Terlepas dari benar atau tidaknya, namun pihak yang seharusnya bertanggung jawab untuk menuntaskan kasus tersebut adalah Megawati. Alasannya sederhana, PDIP adalah korban dan Megawati berada ditampuk kekuasaan dalam rentang 1999-2004. Artinya, Megawati sebenarnya punya power untuk mengungkap peristiwa itu secara gamblang.
Namun, isu pelanggaran HAM Kudatuli justru kembali disuarakan PDIP pasca Megawati tak lagi terpilih menjadi presiden. Susilo Bambang Yudhoyono (SBY) yang mengalahkan petahana (Megawati) di Pilpres 2004, hingga hari ini selalu "diteriaki" kader PDIP sebagai orang yang diduga terlibat dalam peristiwa Kudatuli.
Padahal jika kader PDIP bijak mengurai sejarah, posisi SBY saat terjadinya peristiwa Kudatuli adalah Kasdam. Artinya, SBY tak memiliki peran apa pun dalam mengambil kebijakan. Sementara itu, Sutiyoso yang menjabat sebagai Pangdam kala itu justru dicalonkan menjadi Gubernur DKI oleh Megawati pada tahun 1997.
Selain itu, fakta yang seharusnya dijadikan rujukan berfikir oleh kader-kader PDIP adalah kenyataan bahwa SBY ditunjuk menjadi menteri oleh Megawati. Jika seandainya SBY benar terlibat dalam peristiwa Kudatuli apakah mungkin Megawati memilihnya menjadi menteri? Adakah Megawati yang dianggap Ibu oleh seluruh kader PDIP setega itu?
Maka tak heran, tudingan kader PDIP setiap tahunnya pada SBY ditanggapi sinis oleh banyak pengamat. Seperti tudingan PDIP kepada SBY terkait Kudatuli saat menjelang Pilpres 2019 lalu. Wakil Direktur Eksekutif Pusat Kajian Politik (Puskapol) Universitas Indonesia Hurriyah menganggap isu ini tak lebih sekedar kepanikan PDIP dan upaya menekan lawan.

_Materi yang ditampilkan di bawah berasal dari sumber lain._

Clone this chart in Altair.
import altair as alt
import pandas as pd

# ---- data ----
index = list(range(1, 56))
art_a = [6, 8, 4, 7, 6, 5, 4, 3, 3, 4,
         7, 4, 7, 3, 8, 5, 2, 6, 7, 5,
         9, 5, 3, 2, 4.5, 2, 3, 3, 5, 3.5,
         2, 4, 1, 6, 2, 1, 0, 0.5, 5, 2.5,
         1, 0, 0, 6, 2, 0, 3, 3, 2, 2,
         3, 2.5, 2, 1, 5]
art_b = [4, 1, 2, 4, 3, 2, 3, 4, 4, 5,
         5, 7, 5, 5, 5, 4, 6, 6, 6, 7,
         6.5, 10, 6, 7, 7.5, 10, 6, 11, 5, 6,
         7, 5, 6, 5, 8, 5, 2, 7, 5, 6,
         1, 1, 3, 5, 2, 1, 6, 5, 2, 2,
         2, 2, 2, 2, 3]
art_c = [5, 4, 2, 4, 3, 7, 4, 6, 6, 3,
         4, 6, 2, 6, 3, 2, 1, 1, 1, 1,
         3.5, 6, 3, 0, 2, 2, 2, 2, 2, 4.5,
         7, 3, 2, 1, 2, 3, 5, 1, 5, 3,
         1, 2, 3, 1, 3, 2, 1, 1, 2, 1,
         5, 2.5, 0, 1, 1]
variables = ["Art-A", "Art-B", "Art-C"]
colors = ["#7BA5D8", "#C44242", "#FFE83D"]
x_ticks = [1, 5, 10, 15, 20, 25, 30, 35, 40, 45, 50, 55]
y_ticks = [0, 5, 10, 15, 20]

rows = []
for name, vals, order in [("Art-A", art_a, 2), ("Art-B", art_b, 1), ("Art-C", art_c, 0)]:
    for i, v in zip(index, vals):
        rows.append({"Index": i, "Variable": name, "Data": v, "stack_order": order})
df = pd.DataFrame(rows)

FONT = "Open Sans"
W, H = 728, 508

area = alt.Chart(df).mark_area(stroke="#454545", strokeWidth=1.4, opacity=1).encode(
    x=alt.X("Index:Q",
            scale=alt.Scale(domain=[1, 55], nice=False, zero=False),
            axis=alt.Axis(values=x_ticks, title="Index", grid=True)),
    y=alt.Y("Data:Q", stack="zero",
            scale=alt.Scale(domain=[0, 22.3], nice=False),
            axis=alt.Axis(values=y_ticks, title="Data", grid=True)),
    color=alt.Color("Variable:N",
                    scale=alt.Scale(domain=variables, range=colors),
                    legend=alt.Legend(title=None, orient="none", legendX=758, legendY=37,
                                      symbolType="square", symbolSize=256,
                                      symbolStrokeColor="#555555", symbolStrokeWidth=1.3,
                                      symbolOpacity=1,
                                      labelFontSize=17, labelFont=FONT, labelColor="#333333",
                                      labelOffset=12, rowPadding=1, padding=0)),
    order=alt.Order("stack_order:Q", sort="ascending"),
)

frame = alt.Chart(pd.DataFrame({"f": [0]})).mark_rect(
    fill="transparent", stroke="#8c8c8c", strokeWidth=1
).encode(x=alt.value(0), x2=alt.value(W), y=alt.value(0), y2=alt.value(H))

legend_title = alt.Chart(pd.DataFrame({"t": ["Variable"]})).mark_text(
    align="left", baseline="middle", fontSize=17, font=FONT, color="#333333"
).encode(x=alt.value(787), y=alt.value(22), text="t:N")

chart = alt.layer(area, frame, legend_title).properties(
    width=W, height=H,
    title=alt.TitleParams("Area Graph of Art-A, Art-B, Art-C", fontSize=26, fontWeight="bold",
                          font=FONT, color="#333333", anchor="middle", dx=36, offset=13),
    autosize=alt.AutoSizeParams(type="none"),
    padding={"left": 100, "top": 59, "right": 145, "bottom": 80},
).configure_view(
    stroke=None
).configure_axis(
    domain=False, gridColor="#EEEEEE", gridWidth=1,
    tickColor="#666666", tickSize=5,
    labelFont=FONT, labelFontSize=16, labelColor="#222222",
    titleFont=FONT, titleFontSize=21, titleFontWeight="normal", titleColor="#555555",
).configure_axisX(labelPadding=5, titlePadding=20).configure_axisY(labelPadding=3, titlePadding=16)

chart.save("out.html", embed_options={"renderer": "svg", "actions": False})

Beranjak dari pandangan pengamat tersebut, wajar jika tahun ini SBY kembali diserang habis-habisan oleh kader PDIP. Pasalnya elektabilitas ketua umum dan Partai Demokrat terus meningkat dalam berbagai survei. Citra positif inilah yang menjadi kepanikan PDIP menjelang Pilkada Serentak 2020.
PDIP sadar, nama SBY dan Demokrat masih melekat kuat dibenak masyarakat. Jadi menyerang SBY ibarat sekali dayung dua tiga pulau terlampaui. Begitulah agaknya menyikapi isu Kudatuli yang dihembuskan kader PDIP tahun ini. Sampai kapan pun, Kudatuli tetap menjadi "mainan" Mega dan PDIP.